Sales & Growth
Tracking international demand persuaded us to export
Name: Radical Tea Towel
Location: South Wales
Founded in: 2011
Tip: “Don’t procrastinate with exporting – start selling and see what the reaction is.”
When the Pearce family couldn’t find the right products to buy as gifts, they set up a business selling politically-inspired homewares. Radical Tea Towel quickly grew a loyal customer base in the UK and before long they started to get US orders.
“In 2016, we sold about £2,000 worth of products to America, which was a small percentage of overall sales,” said co-founder Luke Pearce. “But we realised that people were willing to pay £20 on postage for a £20 item and they would wait four weeks to receive it. This provided proof of a potential export market in the US.”
However, when they looked at manufacturing products in the US, they couldn’t find anyone to make them to the same quality and price.
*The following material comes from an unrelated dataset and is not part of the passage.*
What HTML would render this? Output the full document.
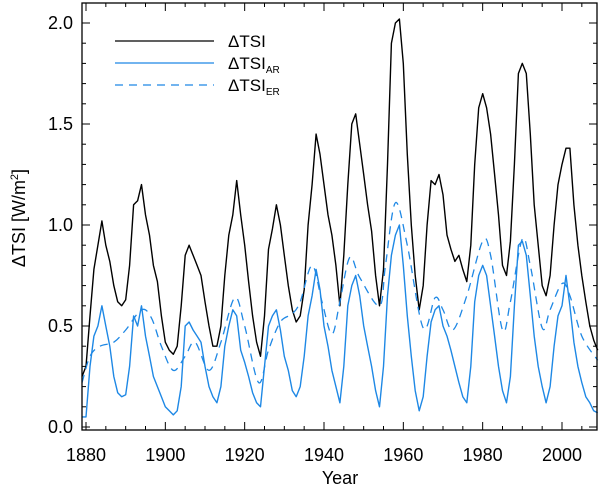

Radical Tea Towel set up a dedicated US division as a new UK limited company, allowing the US operation to run as a separate entity. The team also outsourced its warehousing and distribution to a third-party logistics provider. This helped to reduce shipping times and costs for its American customers.
To overcome the challenges with manufacturing, Luke realised they should stick with what they knew and keep manufacturing in the UK. They would just need to figure out how to deal with large amounts of stock in America.
Some additional changes had to be made as part of their export strategy, including a new American website and a fresh look at the products. However, as Luke pointed out, many of the same political messages resonated with both audiences.
Sales in America made up around 20 per cent of the company’s total revenue in 2018. Luke predicts it will exceed 50 per cent in 2019. The aim is to cross the seven-figure sales threshold this year, mostly driven by exports to the US.
Radical Tea Towel plans to move into new territories in 2020, with Canada first on the list.
“Timing is good – the pound is low at the moment. Arguably there’s never been a better time to make products in the UK and sell to the US.”